=== DATA PROVIDED ===

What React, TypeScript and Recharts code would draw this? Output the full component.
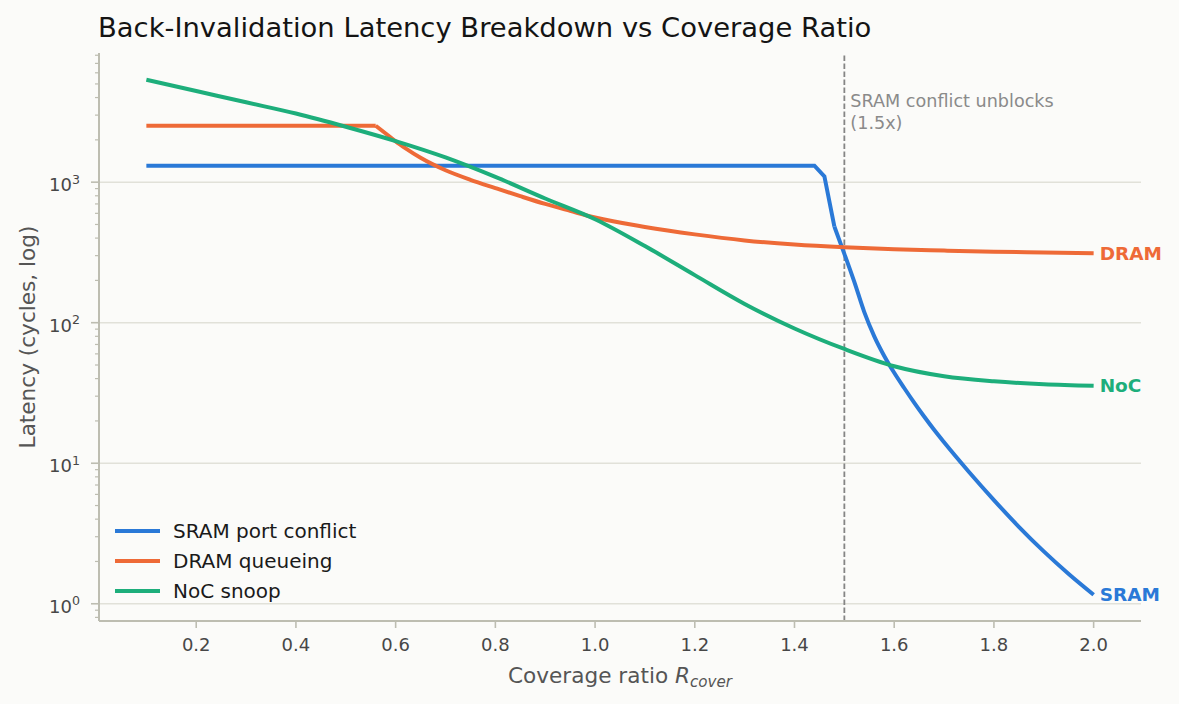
import React from 'react';
import {
  LineChart,
  Line,
  XAxis,
  YAxis,
  CartesianGrid,
  ReferenceLine,
  Legend,
  Label,
} from 'recharts';

// ---------------------------------------------------------------------------
// Data
// ---------------------------------------------------------------------------

const sramX = [0.1, 1.44, 1.46, 1.48, 1.5, 1.52, 1.54, 1.56, 1.58, 1.6, 1.62, 1.64, 1.66, 1.68, 1.7, 1.75, 1.8, 1.85, 1.9, 1.95, 2.0];
const sramY = [1310, 1310, 1100, 483, 309, 195, 119, 80, 58, 44, 34.3, 27, 21.5, 17.3, 14.1, 8.67, 5.47, 3.53, 2.36, 1.63, 1.16];

const dramX = [0.1, 0.56, 0.58, 0.6, 0.62, 0.65, 0.7, 0.75, 0.8, 0.85, 0.9, 0.95, 1.0, 1.1, 1.2, 1.3, 1.4, 1.5, 1.6, 1.7, 1.8, 1.9, 2.0];
const dramY = [2520, 2520, 2220, 1950, 1740, 1490, 1215, 1040, 908, 795, 700, 625, 560, 480, 425, 385, 360, 344, 333, 326, 320, 316, 312];

const nocX = [0.1, 0.2, 0.3, 0.4, 0.5, 0.6, 0.7, 0.8, 0.9, 1.0, 1.1, 1.2, 1.3, 1.4, 1.5, 1.6, 1.7, 1.8, 1.9, 2.0];
const nocY = [5350, 4450, 3700, 3080, 2480, 1960, 1500, 1090, 765, 545, 351, 218, 136, 91, 65, 49, 41.6, 38.3, 36.5, 35.6];

const xTicks = [0.2, 0.4, 0.6, 0.8, 1.0, 1.2, 1.4, 1.6, 1.8, 2.0];
const yMajorTicks = [1, 10, 100, 1000];
const yMinorTicks = [
  0.8, 0.9,
  2, 3, 4, 5, 6, 7, 8, 9,
  20, 30, 40, 50, 60, 70, 80, 90,
  200, 300, 400, 500, 600, 700, 800, 900,
  2000, 3000, 4000, 5000, 6000, 7000, 8000,
];

const unblockAt = 1.5;

// ---------------------------------------------------------------------------
// Styling
// ---------------------------------------------------------------------------

const FONT = '"DejaVu Sans", Verdana, sans-serif';
const BG = '#fbfbf9';
const SPINE = '#bdbdb1';
const GRID = '#e1e1d9';
const TICK_TEXT = '#474747';
const LABEL_TEXT = '#555555';

// `bend` = index where the sharp (piecewise) part ends and the smooth tail starts
const series = [
  { key: 'sram', name: 'SRAM port conflict', short: 'SRAM', color: '#2a79d7', xs: sramX, ys: sramY, bend: 3 },
  { key: 'dram', name: 'DRAM queueing', short: 'DRAM', color: '#ee6a37', xs: dramX, ys: dramY, bend: 1 },
  { key: 'noc', name: 'NoC snoop', short: 'NoC', color: '#1dae7b', xs: nocX, ys: nocY, bend: 0 },
];

const Y_TICK_SIZE = 8;
const Y_TICK_MARGIN = 11;

function YTick(props: any) {
  const { x, y, payload } = props;
  const v = payload.value as number;
  const axisX = x + Y_TICK_SIZE + Y_TICK_MARGIN;
  const major = yMajorTicks.includes(v);
  if (!major) {
    return <line x1={axisX} x2={axisX - 4} y1={y} y2={y} stroke={SPINE} strokeWidth={1.2} />;
  }
  const exp = Math.round(Math.log10(v));
  return (
    <g>
      <line x1={axisX} x2={axisX - Y_TICK_SIZE} y1={y} y2={y} stroke={SPINE} strokeWidth={1.6} />
      <text x={x} y={y + 9} textAnchor="end" fill={TICK_TEXT} fontSize={18} fontFamily={FONT}>
        10
        <tspan dy={-7.5} fontSize={12.6}>{exp}</tspan>
      </text>
    </g>
  );
}

function endLabel(text: string, color: string, last: number) {
  return (props: any) => {
    const { x, y, index } = props;
    if (index !== last) return <g />;
    return (
      <text
        x={x + 6}
        y={y}
        dominantBaseline="central"
        fill={color}
        fontSize={18.5}
        fontWeight="bold"
        fontFamily={FONT}
      >
        {text}
      </text>
    );
  };
}

function LegendBox() {
  return (
    <div style={{ fontFamily: FONT, fontSize: 20, color: '#1a1a1a' }}>
      {series.map((s) => (
        <div key={s.key} style={{ height: 30, display: 'flex', alignItems: 'center' }}>
          <svg width={45} height={6} style={{ marginRight: 13 }}>
            <line x1={0} x2={45} y1={3} y2={3} stroke={s.color} strokeWidth={4} />
          </svg>
          <span>{s.name}</span>
        </div>
      ))}
    </div>
  );
}

const toPoints = (xs: number[], ys: number[]) => xs.map((x, i) => ({ x, v: ys[i] }));

export default function App() {
  return (
    <div
      style={{
        position: 'absolute',
        left: 0,
        top: 0,
        width: 1179,
        height: 704,
        background: BG,
        fontFamily: FONT,
      }}
    >
      <div
        style={{
          position: 'absolute',
          left: 98,
          top: 14,
          fontSize: 27.4,
          lineHeight: '27px',
          color: '#141414',
          whiteSpace: 'nowrap',
        }}
      >
        Back-Invalidation Latency Breakdown vs Coverage Ratio
      </div>
      <LineChart width={1179} height={704} margin={{ top: 53, right: 38, bottom: 0, left: 0 }}>
        <CartesianGrid horizontal vertical={false} horizontalValues={yMajorTicks} stroke={GRID} strokeWidth={1.5} />
        <XAxis
          type="number"
          dataKey="x"
          domain={[0.005, 2.095]}
          allowDataOverflow
          ticks={xTicks}
          interval={0}
          tickFormatter={(v: number) => v.toFixed(1)}
          height={83}
          tickSize={7}
          tickMargin={10}
          stroke={SPINE}
          axisLine={{ stroke: SPINE, strokeWidth: 2 }}
          tickLine={{ stroke: SPINE, strokeWidth: 1.6 }}
          tick={{ fill: TICK_TEXT, fontSize: 18, fontFamily: FONT }}
        >
          <Label
            content={(p: any) => {
              const vb = p.viewBox;
              return (
                <text
                  x={vb.x + vb.width / 2}
                  y={vb.y + 61.5}
                  textAnchor="middle"
                  fill={LABEL_TEXT}
                  fontSize={21.6}
                  fontFamily={FONT}
                >
                  Coverage ratio{' '}
                  <tspan fontStyle="italic">R</tspan>
                  <tspan fontStyle="italic" fontSize={15.1} dy={4}>
                    cover
                  </tspan>
                </text>
              );
            }}
          />
        </XAxis>
        <YAxis
          type="number"
          scale="log"
          domain={[0.754, 8300]}
          allowDataOverflow
          ticks={[...yMajorTicks, ...yMinorTicks]}
          interval={0}
          width={99}
          tickSize={Y_TICK_SIZE}
          tickMargin={Y_TICK_MARGIN}
          tickLine={false}
          axisLine={{ stroke: SPINE, strokeWidth: 2 }}
          tick={<YTick />}
        >
          <Label
            content={(p: any) => {
              const vb = p.viewBox;
              const cx = 27;
              const cy = vb.y + vb.height / 2;
              return (
                <text
                  x={cx}
                  y={cy}
                  transform={`rotate(-90 ${cx} ${cy})`}
                  textAnchor="middle"
                  dominantBaseline="central"
                  fill={LABEL_TEXT}
                  fontSize={21.6}
                  fontFamily={FONT}
                >
                  Latency (cycles, log)
                </text>
              );
            }}
          />
        </YAxis>
        <ReferenceLine
          x={unblockAt}
          stroke="#858585"
          strokeWidth={1.8}
          strokeDasharray="5.5 2.5"
          label={(p: any) => {
            const vb = p.viewBox;
            return (
              <text x={vb.x + 6} y={vb.y + 54} fill="#8a8a8a" fontSize={17.6} fontFamily={FONT}>
                <tspan x={vb.x + 6}>SRAM conflict unblocks</tspan>
                <tspan x={vb.x + 6} dy={21.5}>
                  (1.5x)
                </tspan>
              </text>
            );
          }}
        />
        {series.map((s) =>
          s.bend > 0 ? (
            <Line
              key={`${s.key}-head`}
              data={toPoints(s.xs.slice(0, s.bend + 1), s.ys.slice(0, s.bend + 1))}
              dataKey="v"
              type="linear"
              stroke={s.color}
              strokeWidth={4}
              dot={false}
              activeDot={false}
              legendType="none"
              isAnimationActive={false}
            />
          ) : null
        )}
        {series.map((s) => {
          const tailX = s.xs.slice(s.bend);
          const tailY = s.ys.slice(s.bend);
          return (
            <Line
              key={s.key}
              data={toPoints(tailX, tailY)}
              dataKey="v"
              name={s.name}
              type="monotone"
              stroke={s.color}
              strokeWidth={4}
              strokeLinejoin="round"
              dot={false}
              activeDot={false}
              isAnimationActive={false}
              label={endLabel(s.short, s.color, tailX.length - 1)}
            />
          );
        })}
        <Legend
          layout="horizontal"
          verticalAlign="middle"
          align="center"
          content={() => <LegendBox />}
          wrapperStyle={{ left: 115, top: 516, width: 280, height: 90 }}
        />
      </LineChart>
    </div>
  );
}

===

WORK TO COMPLETE: Restate, line by line and word for word, everything from the top of the material through the line that contains "2.36, 1.63, 1.16];". Leave pictures out.

EXERCISE ANSWER:
What React, TypeScript and Recharts code would draw this? Output the full component.
import React from 'react';
import {
  LineChart,
  Line,
  XAxis,
  YAxis,
  CartesianGrid,
  ReferenceLine,
  Legend,
  Label,
} from 'recharts';

// ---------------------------------------------------------------------------
// Data
// ---------------------------------------------------------------------------

const sramX = [0.1, 1.44, 1.46, 1.48, 1.5, 1.52, 1.54, 1.56, 1.58, 1.6, 1.62, 1.64, 1.66, 1.68, 1.7, 1.75, 1.8, 1.85, 1.9, 1.95, 2.0];
const sramY = [1310, 1310, 1100, 483, 309, 195, 119, 80, 58, 44, 34.3, 27, 21.5, 17.3, 14.1, 8.67, 5.47, 3.53, 2.36, 1.63, 1.16];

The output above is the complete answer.